The problem - The first line to copy is the one with "Recreate this image"; the last is the one with "import plotly.graph_objects as go". Copy each line in that range exactly, leaving out all others.

Data shown -

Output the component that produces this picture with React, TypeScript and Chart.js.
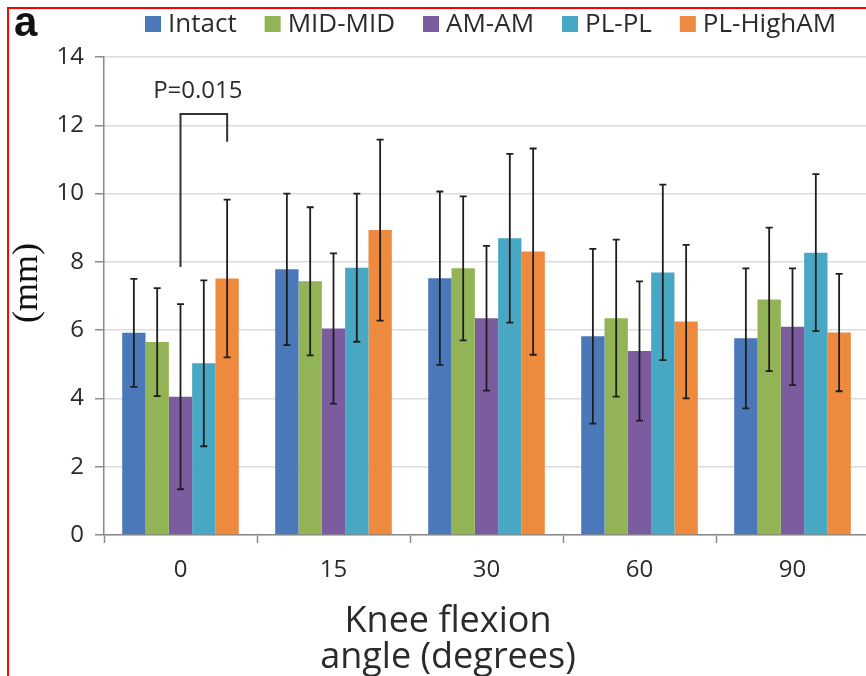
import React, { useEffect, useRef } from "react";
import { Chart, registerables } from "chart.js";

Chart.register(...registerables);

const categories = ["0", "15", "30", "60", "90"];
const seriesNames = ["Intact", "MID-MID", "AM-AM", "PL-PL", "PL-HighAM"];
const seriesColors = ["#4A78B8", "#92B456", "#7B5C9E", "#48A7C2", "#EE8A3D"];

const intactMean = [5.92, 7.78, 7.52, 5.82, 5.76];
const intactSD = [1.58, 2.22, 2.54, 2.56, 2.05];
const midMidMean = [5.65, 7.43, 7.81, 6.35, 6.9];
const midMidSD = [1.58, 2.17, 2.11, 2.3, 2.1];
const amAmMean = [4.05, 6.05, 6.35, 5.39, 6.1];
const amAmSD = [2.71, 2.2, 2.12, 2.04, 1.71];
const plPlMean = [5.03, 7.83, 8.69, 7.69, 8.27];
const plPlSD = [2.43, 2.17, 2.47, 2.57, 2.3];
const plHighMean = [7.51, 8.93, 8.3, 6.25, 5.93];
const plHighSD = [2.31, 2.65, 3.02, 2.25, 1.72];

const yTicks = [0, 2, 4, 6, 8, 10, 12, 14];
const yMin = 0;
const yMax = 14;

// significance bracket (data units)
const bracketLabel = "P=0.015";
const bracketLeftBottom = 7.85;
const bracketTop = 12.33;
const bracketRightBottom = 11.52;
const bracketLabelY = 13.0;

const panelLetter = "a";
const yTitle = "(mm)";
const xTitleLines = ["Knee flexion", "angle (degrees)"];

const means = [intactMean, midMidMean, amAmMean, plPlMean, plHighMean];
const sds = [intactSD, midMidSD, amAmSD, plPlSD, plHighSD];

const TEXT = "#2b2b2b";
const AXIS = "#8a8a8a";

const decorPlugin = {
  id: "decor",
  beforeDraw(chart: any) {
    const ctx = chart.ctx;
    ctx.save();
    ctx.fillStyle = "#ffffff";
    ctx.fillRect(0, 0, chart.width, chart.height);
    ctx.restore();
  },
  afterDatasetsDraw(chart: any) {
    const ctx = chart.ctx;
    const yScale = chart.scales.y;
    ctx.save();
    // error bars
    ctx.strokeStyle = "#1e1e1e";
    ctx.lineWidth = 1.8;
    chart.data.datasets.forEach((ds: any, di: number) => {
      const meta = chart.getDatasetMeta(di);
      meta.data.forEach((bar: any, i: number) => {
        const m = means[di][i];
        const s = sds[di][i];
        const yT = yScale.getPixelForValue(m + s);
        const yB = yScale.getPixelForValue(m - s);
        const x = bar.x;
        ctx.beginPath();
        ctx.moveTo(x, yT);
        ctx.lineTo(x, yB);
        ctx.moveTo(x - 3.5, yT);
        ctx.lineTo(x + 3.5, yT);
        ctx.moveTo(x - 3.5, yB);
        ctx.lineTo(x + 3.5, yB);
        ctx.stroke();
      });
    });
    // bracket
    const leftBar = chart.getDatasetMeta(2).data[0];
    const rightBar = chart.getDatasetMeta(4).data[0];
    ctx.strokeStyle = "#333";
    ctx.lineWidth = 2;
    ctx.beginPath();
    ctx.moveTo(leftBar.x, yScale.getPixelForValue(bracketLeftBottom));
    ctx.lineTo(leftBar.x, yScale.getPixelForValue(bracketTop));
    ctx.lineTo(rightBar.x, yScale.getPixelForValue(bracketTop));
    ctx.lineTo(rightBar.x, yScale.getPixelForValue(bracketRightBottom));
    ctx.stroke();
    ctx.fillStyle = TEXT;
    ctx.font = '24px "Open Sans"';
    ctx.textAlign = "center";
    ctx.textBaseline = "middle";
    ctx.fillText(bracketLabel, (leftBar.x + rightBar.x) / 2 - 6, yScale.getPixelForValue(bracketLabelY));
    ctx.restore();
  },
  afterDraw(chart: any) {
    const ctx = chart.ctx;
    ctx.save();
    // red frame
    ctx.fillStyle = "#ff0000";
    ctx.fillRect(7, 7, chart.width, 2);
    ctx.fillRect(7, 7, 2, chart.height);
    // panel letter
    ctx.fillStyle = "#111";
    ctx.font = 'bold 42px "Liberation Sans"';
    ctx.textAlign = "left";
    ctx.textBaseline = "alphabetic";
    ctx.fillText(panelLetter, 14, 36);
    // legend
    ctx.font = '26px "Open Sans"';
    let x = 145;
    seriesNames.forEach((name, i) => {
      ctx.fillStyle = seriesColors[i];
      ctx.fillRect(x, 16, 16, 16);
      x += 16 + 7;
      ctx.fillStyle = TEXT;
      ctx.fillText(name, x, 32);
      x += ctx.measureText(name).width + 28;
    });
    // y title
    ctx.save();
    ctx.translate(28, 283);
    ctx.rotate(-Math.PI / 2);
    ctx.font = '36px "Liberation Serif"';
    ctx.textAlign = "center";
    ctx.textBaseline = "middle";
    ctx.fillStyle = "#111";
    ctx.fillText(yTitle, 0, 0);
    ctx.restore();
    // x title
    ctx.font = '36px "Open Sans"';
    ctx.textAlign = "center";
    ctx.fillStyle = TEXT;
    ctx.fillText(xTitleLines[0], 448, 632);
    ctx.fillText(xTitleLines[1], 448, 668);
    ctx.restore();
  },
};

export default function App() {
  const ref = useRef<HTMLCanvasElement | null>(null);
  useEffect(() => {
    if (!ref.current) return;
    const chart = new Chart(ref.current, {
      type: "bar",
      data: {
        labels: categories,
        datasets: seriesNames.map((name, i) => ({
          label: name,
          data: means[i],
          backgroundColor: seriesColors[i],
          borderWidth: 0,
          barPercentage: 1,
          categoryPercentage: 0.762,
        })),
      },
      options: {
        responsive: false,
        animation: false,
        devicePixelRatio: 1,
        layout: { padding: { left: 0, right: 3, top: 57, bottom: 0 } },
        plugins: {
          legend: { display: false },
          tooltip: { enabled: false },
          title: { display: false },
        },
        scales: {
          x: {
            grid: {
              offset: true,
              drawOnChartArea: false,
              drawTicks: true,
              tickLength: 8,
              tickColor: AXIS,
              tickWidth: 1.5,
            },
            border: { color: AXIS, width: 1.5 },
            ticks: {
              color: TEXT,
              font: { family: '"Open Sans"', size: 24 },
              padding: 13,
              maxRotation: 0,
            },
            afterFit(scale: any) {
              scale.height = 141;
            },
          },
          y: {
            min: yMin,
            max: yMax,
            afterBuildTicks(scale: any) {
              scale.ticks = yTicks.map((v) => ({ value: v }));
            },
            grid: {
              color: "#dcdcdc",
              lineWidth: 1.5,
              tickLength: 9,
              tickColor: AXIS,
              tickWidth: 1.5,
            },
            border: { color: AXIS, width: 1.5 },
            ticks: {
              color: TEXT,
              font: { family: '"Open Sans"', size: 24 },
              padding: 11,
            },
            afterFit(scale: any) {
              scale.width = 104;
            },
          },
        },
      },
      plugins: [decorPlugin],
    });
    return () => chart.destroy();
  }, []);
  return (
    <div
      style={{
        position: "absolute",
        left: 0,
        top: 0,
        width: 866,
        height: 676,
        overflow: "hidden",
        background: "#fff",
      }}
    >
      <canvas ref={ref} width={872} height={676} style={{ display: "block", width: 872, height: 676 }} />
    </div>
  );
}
---
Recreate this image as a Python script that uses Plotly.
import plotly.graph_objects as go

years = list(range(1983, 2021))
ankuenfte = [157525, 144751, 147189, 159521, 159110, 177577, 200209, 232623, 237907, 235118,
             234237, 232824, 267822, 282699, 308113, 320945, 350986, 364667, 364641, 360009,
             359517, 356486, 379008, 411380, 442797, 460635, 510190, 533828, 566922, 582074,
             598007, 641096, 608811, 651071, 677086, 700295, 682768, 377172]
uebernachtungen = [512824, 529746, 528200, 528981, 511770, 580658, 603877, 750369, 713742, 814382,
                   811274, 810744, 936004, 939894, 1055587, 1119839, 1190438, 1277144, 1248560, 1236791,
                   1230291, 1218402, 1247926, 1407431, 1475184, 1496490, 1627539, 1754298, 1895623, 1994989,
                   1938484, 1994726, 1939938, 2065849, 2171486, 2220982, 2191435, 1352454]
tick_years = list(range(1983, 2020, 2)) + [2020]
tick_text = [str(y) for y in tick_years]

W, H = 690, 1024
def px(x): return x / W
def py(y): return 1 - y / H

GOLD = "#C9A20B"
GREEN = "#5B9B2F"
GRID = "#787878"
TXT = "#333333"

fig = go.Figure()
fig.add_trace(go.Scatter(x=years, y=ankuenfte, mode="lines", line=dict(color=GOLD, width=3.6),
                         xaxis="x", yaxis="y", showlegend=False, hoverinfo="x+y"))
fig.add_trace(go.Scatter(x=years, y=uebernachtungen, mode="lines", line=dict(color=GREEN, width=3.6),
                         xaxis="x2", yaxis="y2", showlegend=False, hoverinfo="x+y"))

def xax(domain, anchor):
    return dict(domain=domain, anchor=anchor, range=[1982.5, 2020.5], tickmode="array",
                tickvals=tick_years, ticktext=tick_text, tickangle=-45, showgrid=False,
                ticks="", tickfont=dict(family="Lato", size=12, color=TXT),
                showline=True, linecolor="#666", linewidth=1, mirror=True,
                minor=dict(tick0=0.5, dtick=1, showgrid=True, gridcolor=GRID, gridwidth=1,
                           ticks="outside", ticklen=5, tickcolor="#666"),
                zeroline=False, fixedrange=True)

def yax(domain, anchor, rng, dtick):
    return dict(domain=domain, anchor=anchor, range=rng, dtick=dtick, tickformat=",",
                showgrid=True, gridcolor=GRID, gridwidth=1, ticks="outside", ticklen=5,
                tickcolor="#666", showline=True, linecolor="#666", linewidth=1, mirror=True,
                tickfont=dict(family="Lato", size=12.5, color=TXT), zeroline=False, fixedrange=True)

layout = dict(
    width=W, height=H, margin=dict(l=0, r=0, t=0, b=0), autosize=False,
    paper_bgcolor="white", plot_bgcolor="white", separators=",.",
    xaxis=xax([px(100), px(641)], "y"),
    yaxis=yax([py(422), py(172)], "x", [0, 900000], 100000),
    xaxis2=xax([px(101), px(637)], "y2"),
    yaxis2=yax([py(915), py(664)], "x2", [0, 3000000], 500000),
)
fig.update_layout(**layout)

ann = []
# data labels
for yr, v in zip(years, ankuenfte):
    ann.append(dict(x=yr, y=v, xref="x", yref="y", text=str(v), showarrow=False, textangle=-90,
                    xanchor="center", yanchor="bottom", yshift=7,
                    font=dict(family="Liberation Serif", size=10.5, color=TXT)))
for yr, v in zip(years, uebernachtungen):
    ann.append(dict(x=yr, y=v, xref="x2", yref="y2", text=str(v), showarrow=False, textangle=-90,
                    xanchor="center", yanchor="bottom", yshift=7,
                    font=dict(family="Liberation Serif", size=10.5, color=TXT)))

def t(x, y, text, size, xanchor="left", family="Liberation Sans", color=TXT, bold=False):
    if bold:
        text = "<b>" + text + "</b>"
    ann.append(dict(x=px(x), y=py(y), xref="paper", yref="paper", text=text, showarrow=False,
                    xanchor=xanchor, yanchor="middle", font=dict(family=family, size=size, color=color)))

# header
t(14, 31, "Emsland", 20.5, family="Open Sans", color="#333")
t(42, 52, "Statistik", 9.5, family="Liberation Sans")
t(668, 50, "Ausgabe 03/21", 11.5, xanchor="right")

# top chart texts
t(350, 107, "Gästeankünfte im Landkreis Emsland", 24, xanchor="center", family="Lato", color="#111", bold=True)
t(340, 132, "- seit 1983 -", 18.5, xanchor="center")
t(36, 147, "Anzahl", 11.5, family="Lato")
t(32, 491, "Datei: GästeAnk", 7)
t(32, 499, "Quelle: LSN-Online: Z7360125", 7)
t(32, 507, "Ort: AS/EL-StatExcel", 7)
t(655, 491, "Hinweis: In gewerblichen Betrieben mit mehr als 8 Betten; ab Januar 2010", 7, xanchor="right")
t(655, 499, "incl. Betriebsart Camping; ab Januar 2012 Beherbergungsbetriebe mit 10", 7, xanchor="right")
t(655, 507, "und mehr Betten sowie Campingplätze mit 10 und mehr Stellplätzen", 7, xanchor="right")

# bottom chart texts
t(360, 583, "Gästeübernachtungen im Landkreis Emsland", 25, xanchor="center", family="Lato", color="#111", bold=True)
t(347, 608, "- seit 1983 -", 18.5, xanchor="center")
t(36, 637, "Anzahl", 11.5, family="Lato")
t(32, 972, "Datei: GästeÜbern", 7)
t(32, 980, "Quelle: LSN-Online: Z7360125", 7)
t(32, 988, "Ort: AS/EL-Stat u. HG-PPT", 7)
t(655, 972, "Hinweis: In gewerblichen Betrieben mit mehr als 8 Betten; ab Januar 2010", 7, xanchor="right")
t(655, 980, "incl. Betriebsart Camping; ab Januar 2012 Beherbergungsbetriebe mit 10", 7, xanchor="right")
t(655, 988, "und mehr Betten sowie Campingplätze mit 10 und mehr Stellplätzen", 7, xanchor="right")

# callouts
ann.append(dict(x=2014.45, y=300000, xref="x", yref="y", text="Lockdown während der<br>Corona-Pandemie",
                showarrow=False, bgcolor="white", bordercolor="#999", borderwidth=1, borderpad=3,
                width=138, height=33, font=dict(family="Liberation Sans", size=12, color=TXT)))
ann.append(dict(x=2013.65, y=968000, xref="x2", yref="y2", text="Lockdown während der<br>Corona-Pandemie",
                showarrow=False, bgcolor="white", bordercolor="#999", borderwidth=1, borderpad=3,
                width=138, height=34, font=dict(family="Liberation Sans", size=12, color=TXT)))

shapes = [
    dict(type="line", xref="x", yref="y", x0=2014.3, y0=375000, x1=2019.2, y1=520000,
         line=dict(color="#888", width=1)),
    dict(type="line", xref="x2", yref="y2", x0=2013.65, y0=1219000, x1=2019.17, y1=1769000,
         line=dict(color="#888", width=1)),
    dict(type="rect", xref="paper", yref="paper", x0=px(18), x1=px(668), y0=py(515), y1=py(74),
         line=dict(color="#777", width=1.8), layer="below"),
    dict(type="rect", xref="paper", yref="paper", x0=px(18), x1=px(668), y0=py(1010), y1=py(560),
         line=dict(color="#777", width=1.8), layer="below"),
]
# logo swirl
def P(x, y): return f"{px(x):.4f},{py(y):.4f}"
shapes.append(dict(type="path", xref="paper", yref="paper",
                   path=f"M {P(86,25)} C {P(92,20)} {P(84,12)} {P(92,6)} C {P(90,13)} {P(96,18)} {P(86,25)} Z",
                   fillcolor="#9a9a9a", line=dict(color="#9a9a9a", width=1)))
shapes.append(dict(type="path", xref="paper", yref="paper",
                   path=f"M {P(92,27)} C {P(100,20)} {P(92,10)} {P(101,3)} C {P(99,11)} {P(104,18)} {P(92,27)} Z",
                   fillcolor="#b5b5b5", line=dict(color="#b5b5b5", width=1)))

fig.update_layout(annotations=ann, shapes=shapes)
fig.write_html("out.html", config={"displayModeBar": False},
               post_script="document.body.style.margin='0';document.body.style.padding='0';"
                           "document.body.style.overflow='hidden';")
...
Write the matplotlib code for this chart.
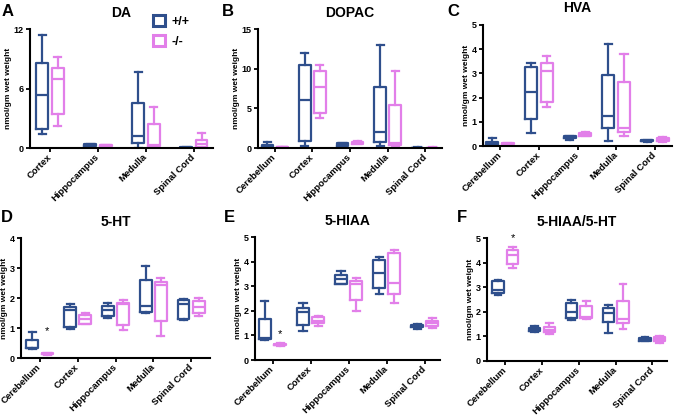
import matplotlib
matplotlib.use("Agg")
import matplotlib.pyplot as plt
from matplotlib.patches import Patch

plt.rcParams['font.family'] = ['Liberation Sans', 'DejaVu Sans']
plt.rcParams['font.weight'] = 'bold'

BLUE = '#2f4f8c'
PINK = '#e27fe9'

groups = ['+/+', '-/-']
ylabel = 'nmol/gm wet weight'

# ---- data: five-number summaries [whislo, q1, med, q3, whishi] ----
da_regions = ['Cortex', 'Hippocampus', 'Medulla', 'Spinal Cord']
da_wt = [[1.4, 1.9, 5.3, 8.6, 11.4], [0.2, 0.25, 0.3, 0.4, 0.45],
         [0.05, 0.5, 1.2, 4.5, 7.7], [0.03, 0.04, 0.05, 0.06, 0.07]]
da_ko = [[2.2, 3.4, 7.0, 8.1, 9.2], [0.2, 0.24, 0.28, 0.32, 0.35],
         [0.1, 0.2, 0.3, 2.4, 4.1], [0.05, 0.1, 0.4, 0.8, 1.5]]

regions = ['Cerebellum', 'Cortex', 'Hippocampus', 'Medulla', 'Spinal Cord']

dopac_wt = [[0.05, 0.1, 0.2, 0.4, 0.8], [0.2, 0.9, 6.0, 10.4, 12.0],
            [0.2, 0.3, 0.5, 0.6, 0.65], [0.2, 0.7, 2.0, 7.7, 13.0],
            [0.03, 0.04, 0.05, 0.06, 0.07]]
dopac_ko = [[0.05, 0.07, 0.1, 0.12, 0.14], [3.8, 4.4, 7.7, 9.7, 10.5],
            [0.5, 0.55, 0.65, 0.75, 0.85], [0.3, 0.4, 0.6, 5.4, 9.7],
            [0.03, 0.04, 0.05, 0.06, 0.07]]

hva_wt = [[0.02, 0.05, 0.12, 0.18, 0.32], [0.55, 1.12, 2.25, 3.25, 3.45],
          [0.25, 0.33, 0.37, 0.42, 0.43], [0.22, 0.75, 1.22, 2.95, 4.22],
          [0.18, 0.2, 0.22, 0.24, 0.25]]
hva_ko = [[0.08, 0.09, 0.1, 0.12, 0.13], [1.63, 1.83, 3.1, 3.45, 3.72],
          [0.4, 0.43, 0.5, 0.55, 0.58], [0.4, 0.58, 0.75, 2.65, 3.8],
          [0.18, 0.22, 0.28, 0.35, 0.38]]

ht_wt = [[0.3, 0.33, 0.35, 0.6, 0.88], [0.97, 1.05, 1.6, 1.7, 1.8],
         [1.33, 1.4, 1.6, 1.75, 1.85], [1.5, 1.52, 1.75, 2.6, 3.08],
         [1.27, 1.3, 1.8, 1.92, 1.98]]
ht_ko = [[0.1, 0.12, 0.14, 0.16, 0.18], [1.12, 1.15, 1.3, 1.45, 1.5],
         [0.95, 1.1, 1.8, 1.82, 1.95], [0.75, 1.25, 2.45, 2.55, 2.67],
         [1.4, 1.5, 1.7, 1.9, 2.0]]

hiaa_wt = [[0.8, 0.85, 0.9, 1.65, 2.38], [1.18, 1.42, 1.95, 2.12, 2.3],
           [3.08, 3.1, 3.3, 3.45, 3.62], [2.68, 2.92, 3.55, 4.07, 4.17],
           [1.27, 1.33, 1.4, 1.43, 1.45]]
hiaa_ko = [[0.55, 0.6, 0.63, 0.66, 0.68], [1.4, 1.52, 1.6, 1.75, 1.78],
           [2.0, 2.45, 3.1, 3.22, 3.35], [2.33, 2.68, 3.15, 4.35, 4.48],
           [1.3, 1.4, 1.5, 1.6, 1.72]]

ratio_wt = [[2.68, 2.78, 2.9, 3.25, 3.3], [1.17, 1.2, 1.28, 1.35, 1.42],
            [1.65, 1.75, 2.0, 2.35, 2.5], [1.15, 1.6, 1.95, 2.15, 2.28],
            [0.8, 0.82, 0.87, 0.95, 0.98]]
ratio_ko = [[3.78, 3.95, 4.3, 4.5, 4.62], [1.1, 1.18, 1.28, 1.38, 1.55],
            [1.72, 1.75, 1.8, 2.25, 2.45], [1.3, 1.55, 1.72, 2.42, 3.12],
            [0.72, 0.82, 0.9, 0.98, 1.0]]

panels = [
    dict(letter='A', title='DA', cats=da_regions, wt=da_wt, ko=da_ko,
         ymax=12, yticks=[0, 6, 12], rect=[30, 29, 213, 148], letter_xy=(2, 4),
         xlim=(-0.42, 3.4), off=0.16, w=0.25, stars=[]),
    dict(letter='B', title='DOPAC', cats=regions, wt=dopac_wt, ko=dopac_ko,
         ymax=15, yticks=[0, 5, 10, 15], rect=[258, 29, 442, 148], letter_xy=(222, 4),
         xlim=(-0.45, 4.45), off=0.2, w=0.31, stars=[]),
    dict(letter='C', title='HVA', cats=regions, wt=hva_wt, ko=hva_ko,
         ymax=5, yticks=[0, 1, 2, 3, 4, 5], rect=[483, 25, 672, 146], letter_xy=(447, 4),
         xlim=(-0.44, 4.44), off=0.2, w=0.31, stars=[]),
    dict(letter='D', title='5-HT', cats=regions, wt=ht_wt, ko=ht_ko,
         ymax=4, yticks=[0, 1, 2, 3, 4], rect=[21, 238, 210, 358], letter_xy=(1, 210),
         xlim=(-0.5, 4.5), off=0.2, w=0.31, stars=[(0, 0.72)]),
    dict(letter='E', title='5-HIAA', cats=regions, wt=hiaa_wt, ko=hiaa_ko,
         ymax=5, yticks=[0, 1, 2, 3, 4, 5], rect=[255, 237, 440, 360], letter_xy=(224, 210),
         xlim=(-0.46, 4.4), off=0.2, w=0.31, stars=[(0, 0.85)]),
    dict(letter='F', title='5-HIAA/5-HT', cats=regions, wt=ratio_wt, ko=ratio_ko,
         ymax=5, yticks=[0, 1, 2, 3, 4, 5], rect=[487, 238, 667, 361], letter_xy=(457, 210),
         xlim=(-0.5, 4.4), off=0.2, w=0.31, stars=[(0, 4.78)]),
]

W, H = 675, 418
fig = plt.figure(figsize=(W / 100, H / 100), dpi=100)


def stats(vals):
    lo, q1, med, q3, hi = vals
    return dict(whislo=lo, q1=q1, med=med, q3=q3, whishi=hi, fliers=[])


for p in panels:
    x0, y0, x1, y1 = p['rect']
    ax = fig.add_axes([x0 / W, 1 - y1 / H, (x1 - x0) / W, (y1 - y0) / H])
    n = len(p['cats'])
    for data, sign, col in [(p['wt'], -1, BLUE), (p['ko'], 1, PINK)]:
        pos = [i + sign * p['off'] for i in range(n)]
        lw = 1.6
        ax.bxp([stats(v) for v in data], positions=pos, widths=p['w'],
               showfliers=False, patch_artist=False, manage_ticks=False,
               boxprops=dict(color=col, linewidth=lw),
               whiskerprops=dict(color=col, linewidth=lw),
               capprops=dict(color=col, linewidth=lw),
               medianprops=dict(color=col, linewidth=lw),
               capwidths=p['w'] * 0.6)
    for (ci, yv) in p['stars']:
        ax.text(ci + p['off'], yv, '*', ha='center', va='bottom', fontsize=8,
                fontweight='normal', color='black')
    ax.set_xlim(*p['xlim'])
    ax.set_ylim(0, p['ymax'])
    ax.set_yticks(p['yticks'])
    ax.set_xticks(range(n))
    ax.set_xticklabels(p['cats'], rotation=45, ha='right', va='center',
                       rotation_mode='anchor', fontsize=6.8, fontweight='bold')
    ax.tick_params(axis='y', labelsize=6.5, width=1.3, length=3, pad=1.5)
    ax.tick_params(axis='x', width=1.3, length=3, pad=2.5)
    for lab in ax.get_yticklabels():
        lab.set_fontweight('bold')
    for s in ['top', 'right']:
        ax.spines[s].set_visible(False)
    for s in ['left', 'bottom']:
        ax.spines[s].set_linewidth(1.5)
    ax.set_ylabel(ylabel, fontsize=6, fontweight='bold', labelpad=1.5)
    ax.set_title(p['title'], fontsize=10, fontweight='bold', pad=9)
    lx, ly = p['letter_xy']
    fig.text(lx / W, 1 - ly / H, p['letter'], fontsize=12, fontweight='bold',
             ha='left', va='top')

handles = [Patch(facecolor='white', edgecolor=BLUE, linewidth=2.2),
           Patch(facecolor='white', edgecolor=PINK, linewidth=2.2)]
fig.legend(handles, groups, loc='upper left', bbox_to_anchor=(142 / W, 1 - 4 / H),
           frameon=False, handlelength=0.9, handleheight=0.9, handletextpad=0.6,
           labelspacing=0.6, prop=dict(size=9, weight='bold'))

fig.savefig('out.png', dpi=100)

Answer to the task -
Recreate this image as a Python script that uses Plotly.
import plotly.graph_objects as go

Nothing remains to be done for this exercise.